Furthermore, a shorter case means that the action and bolt of the rifle is shorter, which saves on production costs and weight.
If you take a bolt action rifle, say a Winchester M70, with a .308 and .30-06 version of that same rifle, you will notice that the .308 model uses a shorter action. This shorter action is lighter, cheaper to make, and it’s also (at least in theory) quicker to operate.
Perhaps the biggest reason why the .308 eclipsed the .30-06 in popularity is because the .308 has greater perceived accuracy. Competitive rifle shooters gravitated over to the .308 because shooters firing the round were having greater success on the shooting range than with the .30-06.

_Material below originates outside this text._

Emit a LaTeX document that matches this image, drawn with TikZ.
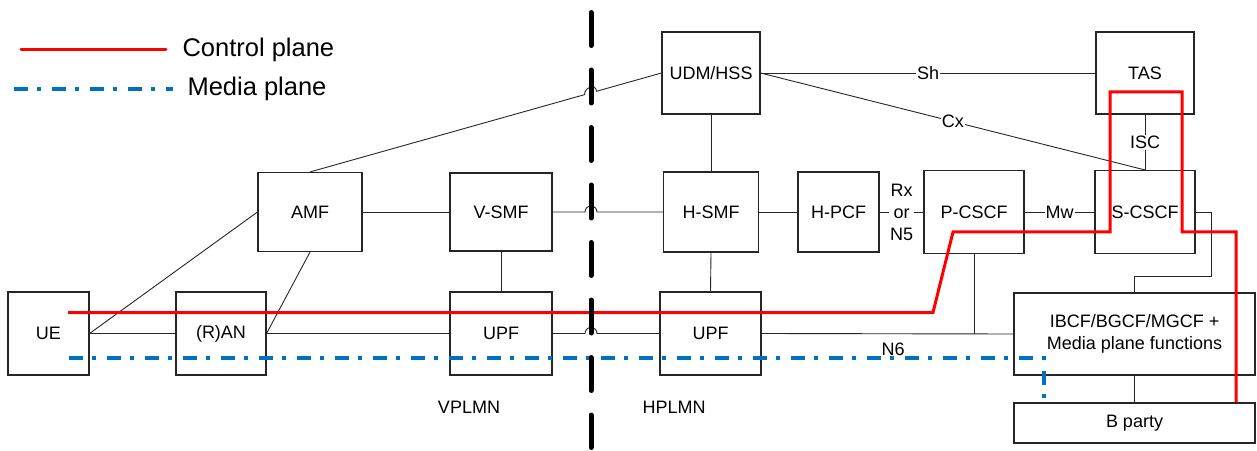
\documentclass[tikz,border=0pt]{standalone}
\usepackage{fontspec}
\setmainfont{Liberation Sans}
\usetikzlibrary{calc}
\definecolor{cpred}{RGB}{255,0,0}
\definecolor{mpblue}{RGB}{0,112,192}

\begin{document}
\begin{tikzpicture}[x=1pt, y=1pt, font=\fontsize{18}{22}\selectfont, align=center,
	box/.style={draw=black!85, line width=1.1pt, inner sep=0pt},
	link/.style={draw=black!85, line width=0.9pt},
	lbl/.style={fill=white, inner sep=1pt},
	bigtext/.style={anchor=west, font=\fontsize{25.5}{30}\selectfont}]
	\useasboundingbox (0,0) rectangle (1257,450);

	% 1. Legend
	\coordinate (cpleg) at (21,400);
	\coordinate (mpleg) at (14,361);
	\draw[cpred, line width=3pt, line cap=round] (cpleg) -- ++(145,0);
	\node[bigtext] (cptext) at (179,400) {Control plane};
	\draw[mpblue, line width=3.5pt, dash pattern=on 14pt off 9pt on 3.5pt off 11.5pt] (mpleg) -- ++(159,0);
	\node[bigtext] (mptext) at (184,361) {Media plane};

	% 2. Visited network (VPLMN)
	\node[box, minimum width=81, minimum height=83] (ue) at (48.5,116.5) {UE};
	\node[box, minimum width=90, minimum height=83] (ran) at (221,116.5) {(R)AN};
	\node[box, minimum width=104, minimum height=79] (amf) at (310,238) {AMF};
	\node[box, minimum width=102, minimum height=78] (vsmf) at (501,238) {V-SMF};
	\node[box, minimum width=102, minimum height=83] (upfv) at (501,116.5) {UPF};
	\node (vplmn) at (469,43) {VPLMN};

	% 3. Home network (HPLMN)
	\node[box, minimum width=98, minimum height=82] (udm) at (711,377) {UDM/HSS};
	\node[box, minimum width=95, minimum height=80] (hsmf) at (711,238) {H-SMF};
	\node[box, minimum width=101, minimum height=83] (upfh) at (710.5,116.5) {UPF};
	\node[box, minimum width=81, minimum height=80] (hpcf) at (838.5,238) {H-PCF};
	\node[box, minimum width=100, minimum height=83] (pcscf) at (974,238) {P-CSCF};
	\node[box, minimum width=100, minimum height=83] (scscf) at (1145,238) {S-CSCF};
	\node[box, minimum width=98, minimum height=82] (tas) at (1145,377) {TAS};
	\node[box, minimum width=241, minimum height=82] (ibcf) at (1134.5,116) {IBCF/BGCF/MGCF +\\Media plane functions};
	\node[box, line width=1.8pt, minimum width=241, minimum height=40] (bparty) at (1134.5,27) {B party};
	\node (hplmn) at (674,43) {HPLMN};
	\node (n6) at (893,101) {N6};

	% 4. Interfaces
	\coordinate (bordertop) at (591,437.5);
	\coordinate (borderbot) at (591,2.5);
	\draw[link] (ue.east) -- (ran.west);
	\draw[link] (ue.east) -- (amf.west);
	\draw[link] (ran.east) -- (amf.south);
	\draw[link] (ran.east) -- (upfv.west);
	\draw[link] (amf.east) -- (vsmf.west);
	\draw[link] (vsmf.south) -- (upfv.north);
	\draw[link] (amf.north) -- ($(amf.north)!0.781!(udm.west)$) to[out=90, in=90, looseness=1.6] ($(amf.north)!0.815!(udm.west)$) -- (udm.west);
	\draw[link] (vsmf.east) -- ($(vsmf.east -| bordertop)+(-6,0)$) arc[start angle=180, end angle=0, radius=6pt] -- (hsmf.west);
	\draw[link] (upfv.east) -- ($(upfv.east -| bordertop)+(-6,0)$) arc[start angle=180, end angle=0, radius=6pt] -- (upfh.west);
	\draw[link] (udm.south) -- (hsmf.north);
	\draw[link] (hsmf.south) -- (upfh.north);
	\draw[link] (hsmf.east) -- (hpcf.west);
	\draw[link] (hpcf.east) -- node[lbl] (rx) {Rx\\or\\N5} (pcscf.west);
	\draw[link] (pcscf.east) -- node[lbl] (mw) {Mw} (scscf.west);
	\draw[link] (udm.east) -- node[lbl] (sh) {Sh} (tas.west);
	\draw[link] (udm.east) -- node[lbl] (cx) {Cx} (scscf.north);
	\draw[link] (tas.south) -- node[lbl] (isc) {ISC} (scscf.north);
	\draw[link] (upfh.east) -- (ibcf.west);
	\draw[link] (pcscf.south) -- (pcscf.south |- ibcf.west);
	\draw[link] (scscf.east) -- ++(16,0) |- ($(ibcf.north)+(0,16)$) -- (ibcf.north);
	\draw[link] (ibcf.south) -- (bparty.north);

	% 5. Control plane and media plane paths
	\coordinate (cpstart) at (68,137.5);
	\coordinate (mpstart) at (69,92);
	\draw[cpred, line width=3pt] (cpstart) -- (933,137.5) -- (953,218) -- (1110,218) -- (1110,358)
		-- (1182,358) -- (1182,218) -- (1236,218) -- (1236,0 |- bparty.north);
	\draw[mpblue, line width=3.5pt, dash pattern=on 14pt off 9pt on 3.5pt off 11.5pt] (mpstart) -- (1044,92) -- (1044,52);

	% 6. Network border
	\draw[line width=5pt, line cap=round, dash pattern=on 33pt off 24.5pt] (bordertop) -- (borderbot);
\end{tikzpicture}
\end{document}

That’s not to say that the .30-06 round is an inaccurate cartridge, because on the contrary, it’s highly accurate! How accurate you are with your rifle will ultimately come down to your skills as a shooter more so than the rifle and caliber of choice. It’s more than possible for a skilled shooter with a .30-06 to outshoot a moderately skilled shooter with a .308.

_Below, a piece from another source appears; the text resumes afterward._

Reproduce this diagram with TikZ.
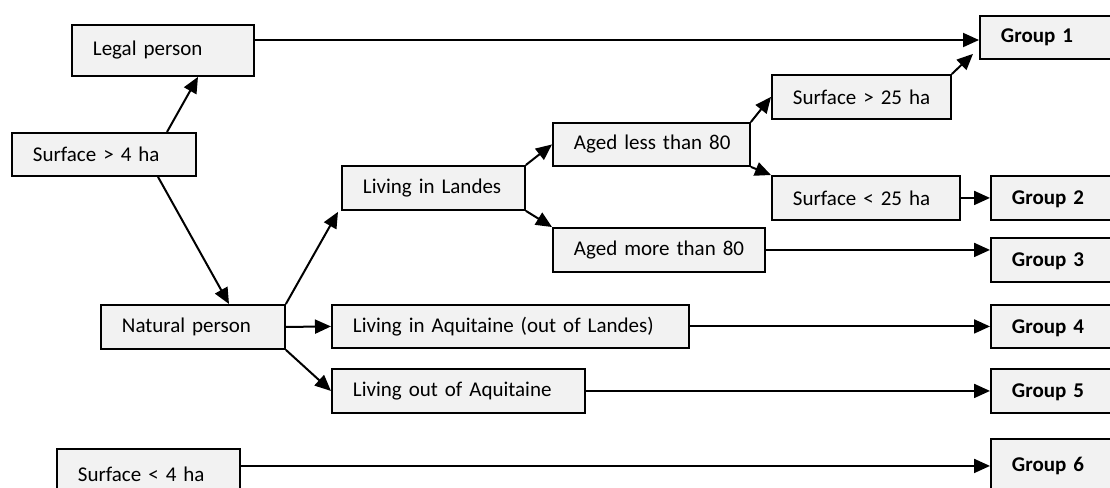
\documentclass[tikz,border=0pt]{standalone}
\usepackage{fontspec}
\setmainfont{Carlito}
\usetikzlibrary{arrows.meta,calc}
\definecolor{boxgray}{HTML}{F2F2F2}
\tikzset{
  box/.style={draw, fill=boxgray, line width=1.4pt, anchor=north west,
    inner xsep=15.75pt, inner ysep=0pt, align=left,
    font=\fontsize{15.75}{18}\selectfont},
  gbox/.style={box, font=\fontsize{15.75}{18}\selectfont\bfseries},
  arr/.style={line width=1.5pt, -{Triangle[length=12pt,width=10.5pt]}}
}
\begin{document}
\begin{tikzpicture}[x=0.75pt,y=-0.75pt]
\useasboundingbox (0,0) rectangle (1110,487);
% boxes: text width = (w-42)*0.75pt, min height = h*0.75pt
\node[box, text width=140*0.75pt, minimum height=51*0.75pt] (legal) at (71,24) {\mbox{Legal person}};
\node[box, text width=142*0.75pt, minimum height=43*0.75pt] (sg4) at (11,132) {\mbox{Surface > 4 ha}};
\node[box, text width=142*0.75pt, minimum height=44*0.75pt] (natural) at (100,304) {\mbox{Natural person}};
\node[box, text width=141*0.75pt, minimum height=44*0.75pt] (landes) at (341,165) {\mbox{Living in Landes}};
\node[box, text width=155*0.75pt, minimum height=43*0.75pt] (less80) at (552,122) {\mbox{Aged less than 80}};
\node[box, text width=170*0.75pt, minimum height=44*0.75pt] (more80) at (552,227) {\mbox{Aged more than 80}};
\node[box, text width=137*0.75pt, minimum height=44*0.75pt] (sg25) at (771,74) {\mbox{Surface > 25 ha}};
\node[box, text width=146*0.75pt, minimum height=44*0.75pt] (sl25) at (771,175) {\mbox{Surface < 25 ha}};
\node[box, text width=315*0.75pt, minimum height=43*0.75pt] (aquit) at (331,304) {\mbox{Living in Aquitaine (out of Landes)}};
\node[box, text width=211*0.75pt, minimum height=44*0.75pt] (outaq) at (331,368) {\mbox{Living out of Aquitaine}};
\node[box, text width=141*0.75pt, minimum height=50*0.75pt] (sl4) at (56,448) {\mbox{Surface < 4 ha}};
% groups
\node[gbox, text width=108*0.75pt, minimum height=43*0.75pt] (g1) at (979,15) {Group 1};
\node[gbox, text width=108*0.75pt, minimum height=44*0.75pt, text depth=0pt] (g2) at (990,175) {Group 2};
\node[gbox, text width=108*0.75pt, minimum height=44*0.75pt, text depth=0pt] (g3) at (990,237) {Group 3};
\node[gbox, text width=108*0.75pt, minimum height=43*0.75pt, text depth=0pt] (g4) at (990,304) {Group 4};
\node[gbox, text width=108*0.75pt, minimum height=44*0.75pt, text depth=0pt] (g5) at (990,368) {Group 5};
\node[gbox, text width=108*0.75pt, minimum height=54*0.75pt] (g6) at (990,438) {Group 6};
% connectors
\draw[arr] (legal.east |- 0,40) -- (g1.west |- 0,40);
\draw[arr] (sg4.north -| 167,0) -- (legal.south -| 198,0);
\draw[arr] (sg4.south -| 158,0) -- (natural.north -| 229,0);
\draw[arr] (natural.north east) -- ($(landes.south west)+(-3,1)$);
\draw[arr] (natural.east) -- (aquit.west);
\draw[arr] (natural.south east) -- (outaq.west);
\draw[arr] (landes.north east) -- (less80.west);
\draw[arr] (landes.south east) -- (more80.north west);
\draw[arr] (less80.north east) -- (sg25.west);
\draw[arr] (less80.south east) -- (sl25.north west);
\draw[arr] (sg25.north east) -- ($(g1.south west)+(-6,-6)$);
\draw[arr] (sl25.east) -- (g2.west);
\draw[arr] (more80.east) -- (g3.west |- more80.east);
\draw[arr] (aquit.east) -- (g4.west);
\draw[arr] (outaq.east) -- (g5.west);
\draw[arr] (sl4.east |- g6.west) -- (g6.west);
\end{tikzpicture}
\end{document}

Scientifically speaking, a .30-06 will have greater velocity than a .308, but a .308 still has less recoil and is therefore easier to shoot for most people. The bullet drop difference between the two is extremely minimal. Both can easily be accurately shot out to 1,000 yards.
Both the .308 and .30-06 are equally effective for big game hunting. Choosing between the two often comes down to personal preference and experience.
Some hunters prefer the .30-06 because, since it’s a longer round, you can add more powder into the, to make it a hotter round, and thus deliver more punch than .308. But for off the shelf factory ammo, the difference between the two is extremely minimal.
Both the .308 and .30-06 are effective for anything from deer to pronghorn to elk and to black bear.
One of the biggest advantages the .308 has over .30-06 is rifle selection. There are simply a greater variety of rifles chambered for the .308 than .30-06, especially when it comes to semi-automatic rifles.
While there are likely an equal number of makes and models of bolt action rifles chambered for both the .308 and .30-06, for semi-automatics there is absolutely no denying that the .308 reigns supreme.
Examples of popular semi-automatic rifles chambered for the .308 include the AR-10, M1A, HK G3, and the FN FAL.
Since both the .308 and .30-06 are insanely popular, you will encounter absolutely no problems in finding ammunition across the country, and it’s also fairly easy to find .308 across the world.
Both rounds are highly available and they are also readily affordable. You can easily find a box of 20 shells for $20 or less for both of the calibers, which is the reason why many shooters continue to prefer them even when many new rounds have been introduced.
.30-06 is usually more expensive than .308 simply because it has higher production costs. While both rounds are affordable, the .308 is even more so.
Because the .308 is the more popular of the two, it is also the most widely produced, and this also plays a factor into why it is cheaper at the price tag.
If you’re on a serious budget, the .308 should be your choice simply because the price per box will be $5-10 cheaper. That may not sound like much, but it adds up with the more boxes you buy.
So, is one better than the other between the .308 and the .30-06?
Honestly, not really. Certain .308 rounds will perform better than certain .30-06 rounds and vice versa. Both calibers are almost equally popular (a slight edge to the .308) and have proven to be equally effective for big game hunting.
If only one could be chosen, however, it would likely have to be .308 simply because there are more semi-automatic rifles chambered for it than .30-06. If you want an SHTF survival rifle that you can use for personal defense and big game hunting alike, it will be much easier to find a .308 semi-auto rifle than a .30-06 one.
Still, you can be rest assured that regardless of whether you go with .308 or .30-06 (or both), both are going to perform well for you.